- **Stated goal**: Make an exact copy of the lines, leaving the pictures out.

- **Data shown**:
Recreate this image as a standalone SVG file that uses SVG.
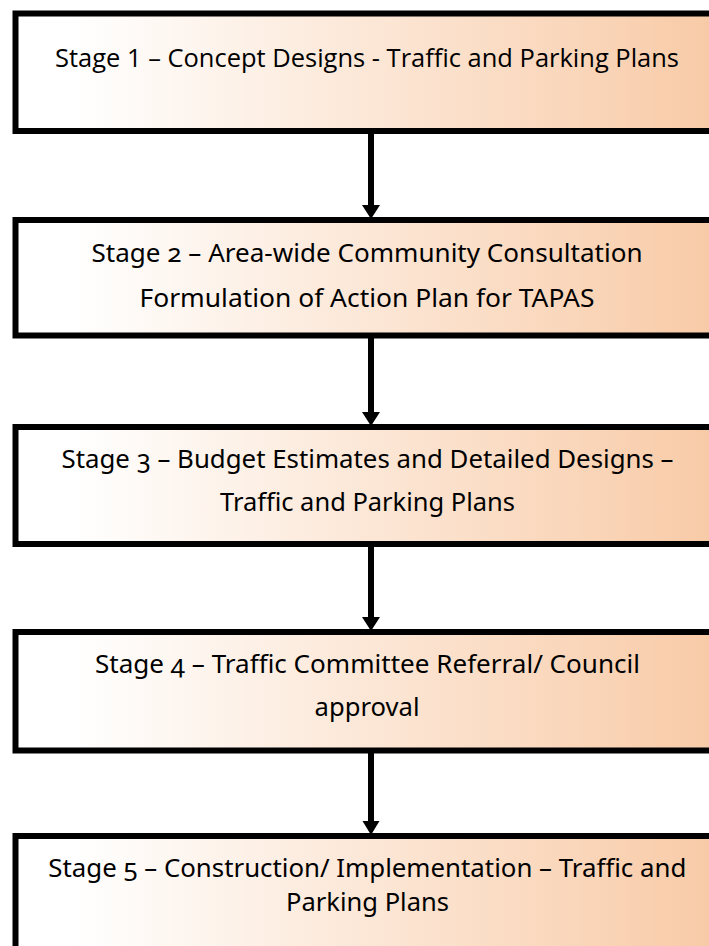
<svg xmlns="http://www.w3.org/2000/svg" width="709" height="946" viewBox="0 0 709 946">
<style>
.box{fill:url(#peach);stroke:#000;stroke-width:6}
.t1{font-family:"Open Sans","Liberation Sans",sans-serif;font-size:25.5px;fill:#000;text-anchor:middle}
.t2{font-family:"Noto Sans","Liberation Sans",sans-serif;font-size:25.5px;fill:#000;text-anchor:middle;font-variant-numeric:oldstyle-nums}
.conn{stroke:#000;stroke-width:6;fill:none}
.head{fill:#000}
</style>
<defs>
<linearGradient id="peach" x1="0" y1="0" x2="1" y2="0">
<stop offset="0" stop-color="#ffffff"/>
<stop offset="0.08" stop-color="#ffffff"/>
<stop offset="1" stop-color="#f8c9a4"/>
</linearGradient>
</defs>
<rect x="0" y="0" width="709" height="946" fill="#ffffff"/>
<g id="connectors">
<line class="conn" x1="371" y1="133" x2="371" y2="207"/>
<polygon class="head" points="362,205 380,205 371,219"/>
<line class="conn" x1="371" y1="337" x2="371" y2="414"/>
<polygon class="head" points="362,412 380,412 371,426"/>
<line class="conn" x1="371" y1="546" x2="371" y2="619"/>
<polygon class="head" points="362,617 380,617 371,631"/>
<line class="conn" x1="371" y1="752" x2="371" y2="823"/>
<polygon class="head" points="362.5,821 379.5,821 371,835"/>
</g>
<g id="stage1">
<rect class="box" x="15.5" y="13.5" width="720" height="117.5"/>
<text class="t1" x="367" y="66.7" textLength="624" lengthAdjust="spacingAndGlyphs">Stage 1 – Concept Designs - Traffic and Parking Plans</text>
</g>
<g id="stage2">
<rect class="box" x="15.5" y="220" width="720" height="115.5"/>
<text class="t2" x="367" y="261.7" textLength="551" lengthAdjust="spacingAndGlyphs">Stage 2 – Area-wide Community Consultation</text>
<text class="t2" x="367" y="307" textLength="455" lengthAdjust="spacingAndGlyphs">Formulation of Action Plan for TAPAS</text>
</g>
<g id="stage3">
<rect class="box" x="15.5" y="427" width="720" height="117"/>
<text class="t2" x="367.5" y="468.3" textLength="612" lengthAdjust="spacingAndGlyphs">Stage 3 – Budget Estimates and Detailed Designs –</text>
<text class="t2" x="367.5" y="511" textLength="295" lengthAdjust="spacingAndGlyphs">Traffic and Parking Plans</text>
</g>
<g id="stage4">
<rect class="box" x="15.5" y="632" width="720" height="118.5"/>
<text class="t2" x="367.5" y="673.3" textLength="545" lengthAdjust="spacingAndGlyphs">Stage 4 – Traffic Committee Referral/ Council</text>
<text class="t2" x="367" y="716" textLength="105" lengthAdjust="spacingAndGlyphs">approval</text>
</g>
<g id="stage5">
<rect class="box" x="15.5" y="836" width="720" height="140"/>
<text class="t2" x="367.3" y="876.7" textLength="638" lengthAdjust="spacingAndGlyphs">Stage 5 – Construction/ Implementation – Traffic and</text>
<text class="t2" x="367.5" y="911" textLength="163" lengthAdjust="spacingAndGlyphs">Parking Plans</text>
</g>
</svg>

- **Reply to the task**:
Recreate this image as a standalone SVG file that uses SVG.
<svg xmlns="http://www.w3.org/2000/svg" width="709" height="946" viewBox="0 0 709 946">
<style>
.box{fill:url(#peach);stroke:#000;stroke-width:6}
.t1{font-family:"Open Sans","Liberation Sans",sans-serif;font-size:25.5px;fill:#000;text-anchor:middle}
.t2{font-family:"Noto Sans","Liberation Sans",sans-serif;font-size:25.5px;fill:#000;text-anchor:middle;font-variant-numeric:oldstyle-nums}
.conn{stroke:#000;stroke-width:6;fill:none}
.head{fill:#000}
</style>
<defs>
<linearGradient id="peach" x1="0" y1="0" x2="1" y2="0">
<stop offset="0" stop-color="#ffffff"/>
<stop offset="0.08" stop-color="#ffffff"/>
<stop offset="1" stop-color="#f8c9a4"/>
</linearGradient>
</defs>
<rect x="0" y="0" width="709" height="946" fill="#ffffff"/>
<g id="connectors">
<line class="conn" x1="371" y1="133" x2="371" y2="207"/>
<polygon class="head" points="362,205 380,205 371,219"/>
<line class="conn" x1="371" y1="337" x2="371" y2="414"/>
<polygon class="head" points="362,412 380,412 371,426"/>
<line class="conn" x1="371" y1="546" x2="371" y2="619"/>
<polygon class="head" points="362,617 380,617 371,631"/>
<line class="conn" x1="371" y1="752" x2="371" y2="823"/>
<polygon class="head" points="362.5,821 379.5,821 371,835"/>
</g>
<g id="stage1">
<rect class="box" x="15.5" y="13.5" width="720" height="117.5"/>
<text class="t1" x="367" y="66.7" textLength="624" lengthAdjust="spacingAndGlyphs">Stage 1 – Concept Designs - Traffic and Parking Plans</text>
</g>
<g id="stage2">
<rect class="box" x="15.5" y="220" width="720" height="115.5"/>
<text class="t2" x="367" y="261.7" textLength="551" lengthAdjust="spacingAndGlyphs">Stage 2 – Area-wide Community Consultation</text>
<text class="t2" x="367" y="307" textLength="455" lengthAdjust="spacingAndGlyphs">Formulation of Action Plan for TAPAS</text>
</g>
<g id="stage3">
<rect class="box" x="15.5" y="427" width="720" height="117"/>
<text class="t2" x="367.5" y="468.3" textLength="612" lengthAdjust="spacingAndGlyphs">Stage 3 – Budget Estimates and Detailed Designs –</text>
<text class="t2" x="367.5" y="511" textLength="295" lengthAdjust="spacingAndGlyphs">Traffic and Parking Plans</text>
</g>
<g id="stage4">
<rect class="box" x="15.5" y="632" width="720" height="118.5"/>
<text class="t2" x="367.5" y="673.3" textLength="545" lengthAdjust="spacingAndGlyphs">Stage 4 – Traffic Committee Referral/ Council</text>
<text class="t2" x="367" y="716" textLength="105" lengthAdjust="spacingAndGlyphs">approval</text>
</g>
<g id="stage5">
<rect class="box" x="15.5" y="836" width="720" height="140"/>
<text class="t2" x="367.3" y="876.7" textLength="638" lengthAdjust="spacingAndGlyphs">Stage 5 – Construction/ Implementation – Traffic and</text>
<text class="t2" x="367.5" y="911" textLength="163" lengthAdjust="spacingAndGlyphs">Parking Plans</text>
</g>
</svg>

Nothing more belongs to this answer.